As explained by Gabrielle
Pétron, an atmospheric scientist at NOAA and at the University
of Colorado in Boulder, “I think we seriously need to
look at natural-gas operations on the national scale.” The findings surrounding natural
gas has far reaching consequences, not the least of which is the emerging
understanding that natural gas is not the bridge energy solution many had hoped
for.
Howarth’s online
version of his new 2012 paper concludes: We reiterate
our conclusion from our April 2011 paper that shale gas is not a suitable
bridge fuel for the 21st Century. Even without a high-leakage rate
for shale gas, we know that Natural
Gas Is A Bridge To Nowhere. The International Energy Agency,
in its big June 2011 report on gas, said “Golden
Age of Gas Scenario” Leads to More Than 6°F Warming and Out-of-Control Climate
Change.
These studies demonstrate the
urgency to radically reduce our fossil fuel consumption. Even with large
and early cuts in emissions, the indications are that temperatures are likely
to rise
to around 2 °C above pre-industrial levels by the end of the
century. Currently the world’s overall emissions are increasing
at a rate of 1 percent every year.
We need to shift away
from fossil fuels including natural gas. We need to rapidly
adopt renewable forms of energy energy like wind, solar,
geothermal, and tidal. We must rapidly move toward an economy
based on renewable fuels. Studies by Mark Z.

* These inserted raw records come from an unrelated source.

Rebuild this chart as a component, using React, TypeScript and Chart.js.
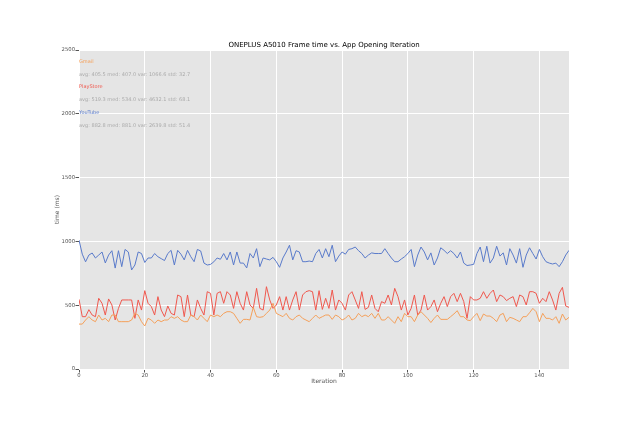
import React, { useEffect, useRef } from 'react';
import { Chart, registerables, type ChartConfiguration, type Plugin } from 'chart.js';

Chart.register(...registerables);

const TITLE = 'ONEPLUS A5010 Frame time vs. App Opening Iteration';

const apps = ['Gmail', 'PlayStore', 'YouTube'];
const appColors = ['#F5A05A', '#F0584E', '#5A7BCB'];
const appStats = [
  'avg: 405.5 med: 407.0 var: 1066.6 std: 32.7',
  'avg: 519.3 med: 534.0 var: 4632.1 std: 68.1',
  'avg: 882.8 med: 881.0 var: 2639.8 std: 51.4',
];

const gmail = [
  352, 352, 384, 410, 384, 371, 423, 384, 397, 371, 423, 423, 371, 371, 371, 371, 384, 436, 423, 371,
  337, 397, 384, 358, 384, 371, 384, 384, 410, 397, 410, 384, 371, 371, 423, 410, 384, 423, 397, 371,
  423, 410, 423, 410, 436, 449, 449, 436, 397, 358, 389, 389, 384, 483, 410, 405, 410, 436, 462, 515,
  436, 423, 410, 436, 397, 384, 410, 423, 397, 384, 371, 397, 423, 397, 410, 423, 423, 389, 423, 410,
  384, 397, 423, 384, 397, 436, 410, 423, 410, 436, 397, 436, 384, 384, 410, 384, 358, 410, 371, 436,
  410, 410, 371, 423, 449, 423, 397, 364, 397, 423, 389, 389, 389, 410, 431, 457, 410, 410, 384, 379,
  410, 436, 379, 431, 415, 415, 397, 371, 423, 436, 371, 405, 397, 384, 371, 410, 410, 441, 475, 449,
  371, 436, 397, 397, 384, 410, 358, 431, 384, 405,
];

const playStore = [
  546, 410, 410, 465, 423, 410, 554, 515, 423, 549, 502, 384, 475, 541, 541, 541, 541, 397, 541, 462,
  614, 515, 489, 423, 567, 462, 410, 494, 436, 423, 580, 567, 410, 580, 423, 410, 541, 475, 423, 606,
  593, 423, 593, 606, 515, 606, 580, 475, 606, 515, 462, 606, 502, 475, 632, 475, 462, 645, 541, 475,
  502, 567, 462, 567, 462, 541, 606, 462, 580, 606, 614, 606, 462, 614, 467, 554, 475, 619, 462, 541,
  515, 462, 580, 606, 541, 475, 606, 467, 483, 580, 475, 449, 528, 515, 580, 502, 632, 567, 462, 541,
  423, 475, 580, 423, 462, 580, 462, 489, 541, 449, 515, 567, 489, 567, 593, 528, 593, 528, 397, 567,
  541, 541, 554, 606, 554, 593, 619, 528, 580, 567, 536, 554, 567, 489, 580, 567, 502, 606, 606, 593,
  515, 554, 528, 606, 541, 462, 593, 640, 494, 483,
];

const youTube = [
  1010, 900, 840, 893, 909, 870, 893, 917, 831, 893, 927, 791, 927, 802, 937, 917, 776, 815, 917, 905,
  835, 870, 870, 905, 880, 865, 850, 905, 930, 815, 930, 900, 855, 930, 880, 841, 937, 925, 830, 815,
  820, 840, 870, 860, 905, 855, 917, 815, 917, 830, 830, 792, 905, 870, 943, 802, 870, 862, 855, 875,
  841, 797, 870, 917, 970, 855, 927, 917, 841, 841, 846, 841, 905, 937, 870, 943, 880, 970, 841, 885,
  917, 900, 937, 943, 956, 927, 905, 870, 893, 910, 905, 905, 905, 943, 905, 870, 841, 841, 862, 880,
  905, 937, 802, 893, 956, 917, 855, 910, 815, 870, 950, 930, 905, 927, 905, 870, 917, 830, 811, 815,
  820, 905, 956, 841, 962, 830, 870, 962, 885, 910, 815, 943, 893, 830, 943, 797, 893, 950, 905, 862,
  937, 880, 841, 830, 823, 830, 802, 841, 893, 930,
];

const seriesValues = [gmail, playStore, youTube];

const FONT = "'DejaVu Sans', sans-serif";

const decorations: Plugin = {
  id: 'decorations',
  beforeDraw(chart) {
    const { ctx, chartArea } = chart;
    ctx.save();
    ctx.fillStyle = '#E5E5E5';
    ctx.fillRect(chartArea.left, chartArea.top, chartArea.right - chartArea.left, chartArea.bottom - chartArea.top);
    ctx.restore();
  },
  afterDraw(chart) {
    const { ctx, chartArea } = chart;
    ctx.save();
    ctx.fillStyle = '#000';
    ctx.font = `7px ${FONT}`;
    ctx.textAlign = 'center';
    ctx.textBaseline = 'middle';
    ctx.fillText(TITLE, (chartArea.left + chartArea.right) / 2, 45);

    ctx.textAlign = 'left';
    ctx.font = `5px ${FONT}`;
    apps.forEach((name, i) => {
      const y = 61.5 + i * 25.5;
      ctx.fillStyle = appColors[i];
      ctx.fillText(name, chartArea.left, y);
      ctx.fillStyle = '#AAAAAA';
      ctx.fillText(appStats[i], chartArea.left, y + 13);
    });
    ctx.restore();
  },
};

const App: React.FC = () => {
  const canvasRef = useRef<HTMLCanvasElement | null>(null);
  const chartRef = useRef<Chart | null>(null);

  useEffect(() => {
    if (!canvasRef.current) return;

    const config: ChartConfiguration<'line'> = {
      type: 'line',
      data: {
        datasets: apps.map((name, i) => ({
          label: name,
          data: seriesValues[i].map((v, idx) => ({ x: idx, y: v })),
          borderColor: appColors[i],
          backgroundColor: appColors[i],
          borderWidth: 1,
          pointRadius: 0,
          tension: 0,
          fill: false,
        })),
      },
      options: {
        responsive: false,
        animation: false,
        layout: { padding: { left: 54, right: 64, top: 50, bottom: 37 } },
        plugins: {
          legend: { display: false },
          title: { display: false },
          tooltip: { enabled: false },
        },
        scales: {
          x: {
            type: 'linear',
            min: 0,
            max: 149,
            afterFit: (scale) => {
              scale.height = 16;
            },
            ticks: {
              stepSize: 20,
              includeBounds: false,
              color: '#555555',
              padding: 0,
              font: { family: FONT, size: 5.3 },
              callback: (v) => String(v),
            },
            grid: { color: '#FFFFFF', lineWidth: 1, tickLength: 3.5, tickColor: '#555555' },
            border: { display: false },
            title: {
              display: true,
              text: 'Iteration',
              color: '#555555',
              padding: 0,
              font: { family: FONT, size: 6 },
            },
          },
          y: {
            min: 0,
            max: 2500,
            afterFit: (scale) => {
              scale.width = 25;
            },
            ticks: {
              stepSize: 500,
              color: '#555555',
              padding: 0.5,
              font: { family: FONT, size: 5.3 },
              callback: (v) => String(v),
            },
            grid: { color: '#FFFFFF', lineWidth: 1, tickLength: 3.5, tickColor: '#555555' },
            border: { display: false },
            title: {
              display: true,
              text: 'time (ms)',
              color: '#555555',
              padding: 0,
              font: { family: FONT, size: 6 },
            },
          },
        },
      },
      plugins: [decorations],
    };

    chartRef.current = new Chart(canvasRef.current, config);

    return () => {
      if (chartRef.current) {
        chartRef.current.destroy();
        chartRef.current = null;
      }
    };
  }, []);

  return (
    <div style={{ position: 'fixed', left: 0, top: 0, width: 633, height: 422, background: '#fff' }}>
      <canvas ref={canvasRef} width={633} height={422} style={{ display: 'block' }} />
    </div>
  );
};

export default App;
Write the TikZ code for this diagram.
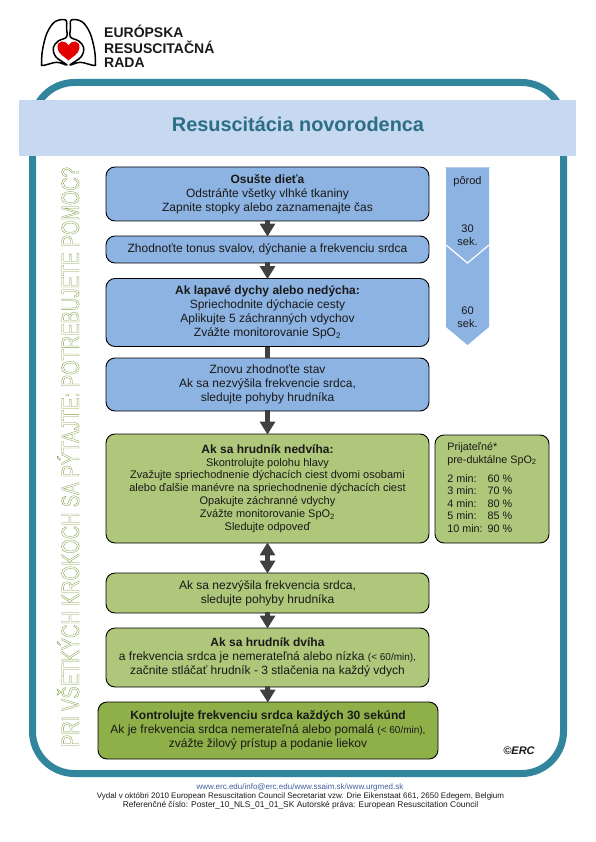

Jacobson and Mark A. Delucchi and Robert Howarth indicate that the
U.S.
and the world could rely 100% on such green energy sources within 20 years.
We need to expose the
subterfuge of the fossil fuel industry, which falsely asserts
that “gas is clean energy” or that “gas is cleaner energy” than coal
burning. Natural gas does not reduce GHGs compared with coal and therefore
it will not minimize the impacts of global warming. In fact, as revealed
by a growing body of research, increased reliance on natural gas will
actually hasten catastrophic climate change.